**Entries with chart source code:**
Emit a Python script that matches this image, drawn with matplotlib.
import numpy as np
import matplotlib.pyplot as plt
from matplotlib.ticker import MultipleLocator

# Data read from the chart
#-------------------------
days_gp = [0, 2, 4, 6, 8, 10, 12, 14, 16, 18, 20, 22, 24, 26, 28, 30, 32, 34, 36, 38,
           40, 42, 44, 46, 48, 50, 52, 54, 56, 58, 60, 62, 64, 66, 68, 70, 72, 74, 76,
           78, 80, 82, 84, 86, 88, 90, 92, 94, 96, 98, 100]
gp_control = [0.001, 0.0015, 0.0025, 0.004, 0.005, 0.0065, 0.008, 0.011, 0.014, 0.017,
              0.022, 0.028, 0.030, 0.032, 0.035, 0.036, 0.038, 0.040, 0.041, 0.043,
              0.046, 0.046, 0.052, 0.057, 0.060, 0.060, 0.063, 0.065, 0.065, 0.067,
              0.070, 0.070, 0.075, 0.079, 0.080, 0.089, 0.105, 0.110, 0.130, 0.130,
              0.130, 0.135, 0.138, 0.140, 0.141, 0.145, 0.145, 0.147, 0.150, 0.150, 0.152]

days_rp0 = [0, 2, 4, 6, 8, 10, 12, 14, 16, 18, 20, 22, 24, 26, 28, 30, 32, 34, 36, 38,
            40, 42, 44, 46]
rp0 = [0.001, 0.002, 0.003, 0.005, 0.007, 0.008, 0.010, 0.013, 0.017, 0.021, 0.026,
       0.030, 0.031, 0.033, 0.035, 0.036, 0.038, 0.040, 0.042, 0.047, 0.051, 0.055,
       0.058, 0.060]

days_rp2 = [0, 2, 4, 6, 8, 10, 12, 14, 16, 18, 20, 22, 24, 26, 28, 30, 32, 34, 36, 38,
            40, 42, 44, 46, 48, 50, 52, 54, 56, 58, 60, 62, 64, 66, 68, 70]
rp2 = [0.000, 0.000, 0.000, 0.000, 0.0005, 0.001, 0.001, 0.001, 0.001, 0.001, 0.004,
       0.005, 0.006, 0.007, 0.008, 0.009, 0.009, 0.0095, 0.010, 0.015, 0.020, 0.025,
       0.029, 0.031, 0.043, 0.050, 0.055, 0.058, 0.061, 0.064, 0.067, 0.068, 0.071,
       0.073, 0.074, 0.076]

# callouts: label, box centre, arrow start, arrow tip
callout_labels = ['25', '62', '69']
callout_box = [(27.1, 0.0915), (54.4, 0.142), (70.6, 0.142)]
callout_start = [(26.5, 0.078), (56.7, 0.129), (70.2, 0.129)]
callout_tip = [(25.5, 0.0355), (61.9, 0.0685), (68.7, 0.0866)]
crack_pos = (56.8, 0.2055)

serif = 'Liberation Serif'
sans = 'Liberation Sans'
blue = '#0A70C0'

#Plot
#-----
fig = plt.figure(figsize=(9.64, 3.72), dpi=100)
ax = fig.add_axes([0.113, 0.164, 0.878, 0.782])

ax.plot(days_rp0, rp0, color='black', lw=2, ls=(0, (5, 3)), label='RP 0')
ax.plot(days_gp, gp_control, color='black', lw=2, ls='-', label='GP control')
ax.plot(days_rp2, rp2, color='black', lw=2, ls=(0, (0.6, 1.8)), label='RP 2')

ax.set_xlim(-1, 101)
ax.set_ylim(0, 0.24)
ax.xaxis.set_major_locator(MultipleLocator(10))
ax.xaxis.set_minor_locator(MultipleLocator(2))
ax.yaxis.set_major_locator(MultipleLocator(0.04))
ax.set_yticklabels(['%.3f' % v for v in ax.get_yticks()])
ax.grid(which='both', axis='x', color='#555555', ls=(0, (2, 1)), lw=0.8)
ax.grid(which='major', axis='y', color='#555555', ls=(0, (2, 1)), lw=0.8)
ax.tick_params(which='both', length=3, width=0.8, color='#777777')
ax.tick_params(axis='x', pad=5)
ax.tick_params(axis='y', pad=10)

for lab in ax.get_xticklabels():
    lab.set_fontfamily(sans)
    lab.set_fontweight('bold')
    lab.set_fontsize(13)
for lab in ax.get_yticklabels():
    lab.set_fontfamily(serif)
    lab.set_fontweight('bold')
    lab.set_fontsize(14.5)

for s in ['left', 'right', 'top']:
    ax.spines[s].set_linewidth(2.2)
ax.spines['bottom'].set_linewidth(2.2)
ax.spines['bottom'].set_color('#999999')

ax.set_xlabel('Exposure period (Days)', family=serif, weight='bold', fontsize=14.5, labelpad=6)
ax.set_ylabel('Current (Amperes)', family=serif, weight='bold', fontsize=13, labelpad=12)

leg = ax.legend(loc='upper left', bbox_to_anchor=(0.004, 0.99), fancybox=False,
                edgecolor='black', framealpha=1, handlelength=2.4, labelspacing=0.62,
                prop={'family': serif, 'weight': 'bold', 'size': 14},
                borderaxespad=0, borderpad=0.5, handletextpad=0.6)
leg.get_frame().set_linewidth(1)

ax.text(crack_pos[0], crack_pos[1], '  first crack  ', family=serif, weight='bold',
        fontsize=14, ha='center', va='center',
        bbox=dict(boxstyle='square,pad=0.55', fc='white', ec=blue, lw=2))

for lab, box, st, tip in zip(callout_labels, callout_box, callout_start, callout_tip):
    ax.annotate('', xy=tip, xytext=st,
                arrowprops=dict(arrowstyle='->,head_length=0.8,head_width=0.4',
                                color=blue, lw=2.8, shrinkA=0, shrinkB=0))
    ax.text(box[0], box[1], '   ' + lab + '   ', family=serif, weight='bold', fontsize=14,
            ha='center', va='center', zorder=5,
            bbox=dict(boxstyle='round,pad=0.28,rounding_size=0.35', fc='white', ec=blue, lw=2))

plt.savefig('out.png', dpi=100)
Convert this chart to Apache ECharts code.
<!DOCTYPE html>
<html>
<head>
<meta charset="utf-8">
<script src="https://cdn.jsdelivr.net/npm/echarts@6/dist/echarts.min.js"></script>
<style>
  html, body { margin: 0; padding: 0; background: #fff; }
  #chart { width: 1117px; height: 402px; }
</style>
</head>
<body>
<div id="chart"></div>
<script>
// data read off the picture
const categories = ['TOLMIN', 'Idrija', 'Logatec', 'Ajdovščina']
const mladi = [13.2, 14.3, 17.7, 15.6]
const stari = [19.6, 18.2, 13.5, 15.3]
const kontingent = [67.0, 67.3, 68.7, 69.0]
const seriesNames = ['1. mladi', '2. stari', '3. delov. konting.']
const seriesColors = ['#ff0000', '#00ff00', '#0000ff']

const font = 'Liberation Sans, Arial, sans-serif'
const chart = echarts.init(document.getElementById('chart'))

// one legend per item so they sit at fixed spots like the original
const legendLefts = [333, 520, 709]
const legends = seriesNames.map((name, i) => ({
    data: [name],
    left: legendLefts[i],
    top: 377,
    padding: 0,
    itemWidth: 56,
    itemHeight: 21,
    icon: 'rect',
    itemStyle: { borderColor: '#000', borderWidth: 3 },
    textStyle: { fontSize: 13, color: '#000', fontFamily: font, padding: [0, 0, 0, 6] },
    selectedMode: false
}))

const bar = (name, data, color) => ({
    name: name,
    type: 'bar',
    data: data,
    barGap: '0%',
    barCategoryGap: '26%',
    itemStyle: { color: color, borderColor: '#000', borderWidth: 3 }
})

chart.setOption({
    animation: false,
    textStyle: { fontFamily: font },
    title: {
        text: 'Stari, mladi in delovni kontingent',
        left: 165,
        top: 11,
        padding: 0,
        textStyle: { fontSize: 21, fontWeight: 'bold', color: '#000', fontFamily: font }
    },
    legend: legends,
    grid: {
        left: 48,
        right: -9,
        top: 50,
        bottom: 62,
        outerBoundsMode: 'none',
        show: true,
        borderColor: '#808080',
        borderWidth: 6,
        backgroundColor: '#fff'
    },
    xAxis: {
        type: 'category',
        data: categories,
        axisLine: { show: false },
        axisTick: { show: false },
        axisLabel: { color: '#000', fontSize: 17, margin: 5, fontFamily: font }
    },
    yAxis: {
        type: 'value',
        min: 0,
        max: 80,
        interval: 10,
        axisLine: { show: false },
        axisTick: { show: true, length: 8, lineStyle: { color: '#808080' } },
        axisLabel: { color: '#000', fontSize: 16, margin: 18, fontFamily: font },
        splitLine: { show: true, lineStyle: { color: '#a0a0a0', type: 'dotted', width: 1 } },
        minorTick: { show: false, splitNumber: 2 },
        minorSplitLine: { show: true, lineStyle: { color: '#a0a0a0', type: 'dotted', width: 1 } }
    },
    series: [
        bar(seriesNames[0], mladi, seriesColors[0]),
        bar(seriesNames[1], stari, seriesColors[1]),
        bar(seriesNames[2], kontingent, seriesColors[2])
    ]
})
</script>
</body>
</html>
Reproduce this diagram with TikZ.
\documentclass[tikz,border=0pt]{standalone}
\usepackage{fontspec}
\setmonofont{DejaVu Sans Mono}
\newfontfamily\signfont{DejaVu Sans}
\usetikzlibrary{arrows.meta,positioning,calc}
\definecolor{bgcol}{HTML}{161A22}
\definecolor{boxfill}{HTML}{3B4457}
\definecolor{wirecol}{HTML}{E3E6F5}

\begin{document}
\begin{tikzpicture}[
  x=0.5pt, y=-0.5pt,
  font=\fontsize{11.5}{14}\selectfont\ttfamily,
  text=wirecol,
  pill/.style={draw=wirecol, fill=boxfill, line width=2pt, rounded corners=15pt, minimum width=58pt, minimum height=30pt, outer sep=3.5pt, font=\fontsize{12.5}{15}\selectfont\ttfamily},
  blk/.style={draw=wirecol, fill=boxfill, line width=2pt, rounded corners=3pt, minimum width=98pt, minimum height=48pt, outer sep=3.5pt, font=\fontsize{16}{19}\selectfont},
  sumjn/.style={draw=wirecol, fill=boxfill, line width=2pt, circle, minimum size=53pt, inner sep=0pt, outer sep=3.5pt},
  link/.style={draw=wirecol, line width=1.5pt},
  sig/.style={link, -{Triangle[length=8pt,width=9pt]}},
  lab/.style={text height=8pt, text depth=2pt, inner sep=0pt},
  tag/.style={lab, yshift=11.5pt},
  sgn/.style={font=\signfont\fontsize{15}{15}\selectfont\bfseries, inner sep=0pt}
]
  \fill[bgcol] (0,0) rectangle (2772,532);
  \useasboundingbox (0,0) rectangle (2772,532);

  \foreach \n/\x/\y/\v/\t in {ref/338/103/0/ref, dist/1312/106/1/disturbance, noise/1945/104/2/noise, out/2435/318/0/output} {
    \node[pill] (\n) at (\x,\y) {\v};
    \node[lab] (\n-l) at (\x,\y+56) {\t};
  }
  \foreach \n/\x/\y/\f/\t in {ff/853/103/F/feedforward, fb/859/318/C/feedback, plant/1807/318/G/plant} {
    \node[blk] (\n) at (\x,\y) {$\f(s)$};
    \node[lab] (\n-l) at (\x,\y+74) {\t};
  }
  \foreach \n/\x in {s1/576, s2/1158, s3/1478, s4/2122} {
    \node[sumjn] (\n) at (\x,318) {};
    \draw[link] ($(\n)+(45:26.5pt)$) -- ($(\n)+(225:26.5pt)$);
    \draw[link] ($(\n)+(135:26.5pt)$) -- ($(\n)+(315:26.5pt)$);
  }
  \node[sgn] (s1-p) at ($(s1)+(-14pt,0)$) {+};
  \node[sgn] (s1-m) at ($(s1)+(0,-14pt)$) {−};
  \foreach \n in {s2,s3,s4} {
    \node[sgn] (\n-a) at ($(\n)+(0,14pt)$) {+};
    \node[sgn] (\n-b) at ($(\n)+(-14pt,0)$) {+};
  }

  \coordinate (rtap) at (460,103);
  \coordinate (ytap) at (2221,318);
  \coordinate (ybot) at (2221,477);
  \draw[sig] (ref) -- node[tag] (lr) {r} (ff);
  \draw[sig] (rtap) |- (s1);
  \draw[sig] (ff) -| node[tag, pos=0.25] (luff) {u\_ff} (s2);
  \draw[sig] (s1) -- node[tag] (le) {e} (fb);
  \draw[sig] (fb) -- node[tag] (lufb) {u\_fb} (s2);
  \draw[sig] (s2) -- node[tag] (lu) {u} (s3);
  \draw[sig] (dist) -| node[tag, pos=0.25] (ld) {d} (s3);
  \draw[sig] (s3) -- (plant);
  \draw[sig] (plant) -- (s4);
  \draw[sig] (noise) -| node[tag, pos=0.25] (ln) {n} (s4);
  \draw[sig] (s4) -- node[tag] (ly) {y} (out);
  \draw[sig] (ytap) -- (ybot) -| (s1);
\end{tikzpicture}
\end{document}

**WRITTEN INSTRUCTION:**
Word for word, please print every line from the beginning of the records to the line bearing "0.058, 0.060]", counting both ends and stopping there.

**TASK RESULT:**
Emit a Python script that matches this image, drawn with matplotlib.
import numpy as np
import matplotlib.pyplot as plt
from matplotlib.ticker import MultipleLocator

# Data read from the chart
#-------------------------
days_gp = [0, 2, 4, 6, 8, 10, 12, 14, 16, 18, 20, 22, 24, 26, 28, 30, 32, 34, 36, 38,
           40, 42, 44, 46, 48, 50, 52, 54, 56, 58, 60, 62, 64, 66, 68, 70, 72, 74, 76,
           78, 80, 82, 84, 86, 88, 90, 92, 94, 96, 98, 100]
gp_control = [0.001, 0.0015, 0.0025, 0.004, 0.005, 0.0065, 0.008, 0.011, 0.014, 0.017,
              0.022, 0.028, 0.030, 0.032, 0.035, 0.036, 0.038, 0.040, 0.041, 0.043,
              0.046, 0.046, 0.052, 0.057, 0.060, 0.060, 0.063, 0.065, 0.065, 0.067,
              0.070, 0.070, 0.075, 0.079, 0.080, 0.089, 0.105, 0.110, 0.130, 0.130,
              0.130, 0.135, 0.138, 0.140, 0.141, 0.145, 0.145, 0.147, 0.150, 0.150, 0.152]

days_rp0 = [0, 2, 4, 6, 8, 10, 12, 14, 16, 18, 20, 22, 24, 26, 28, 30, 32, 34, 36, 38,
            40, 42, 44, 46]
rp0 = [0.001, 0.002, 0.003, 0.005, 0.007, 0.008, 0.010, 0.013, 0.017, 0.021, 0.026,
       0.030, 0.031, 0.033, 0.035, 0.036, 0.038, 0.040, 0.042, 0.047, 0.051, 0.055,
       0.058, 0.060]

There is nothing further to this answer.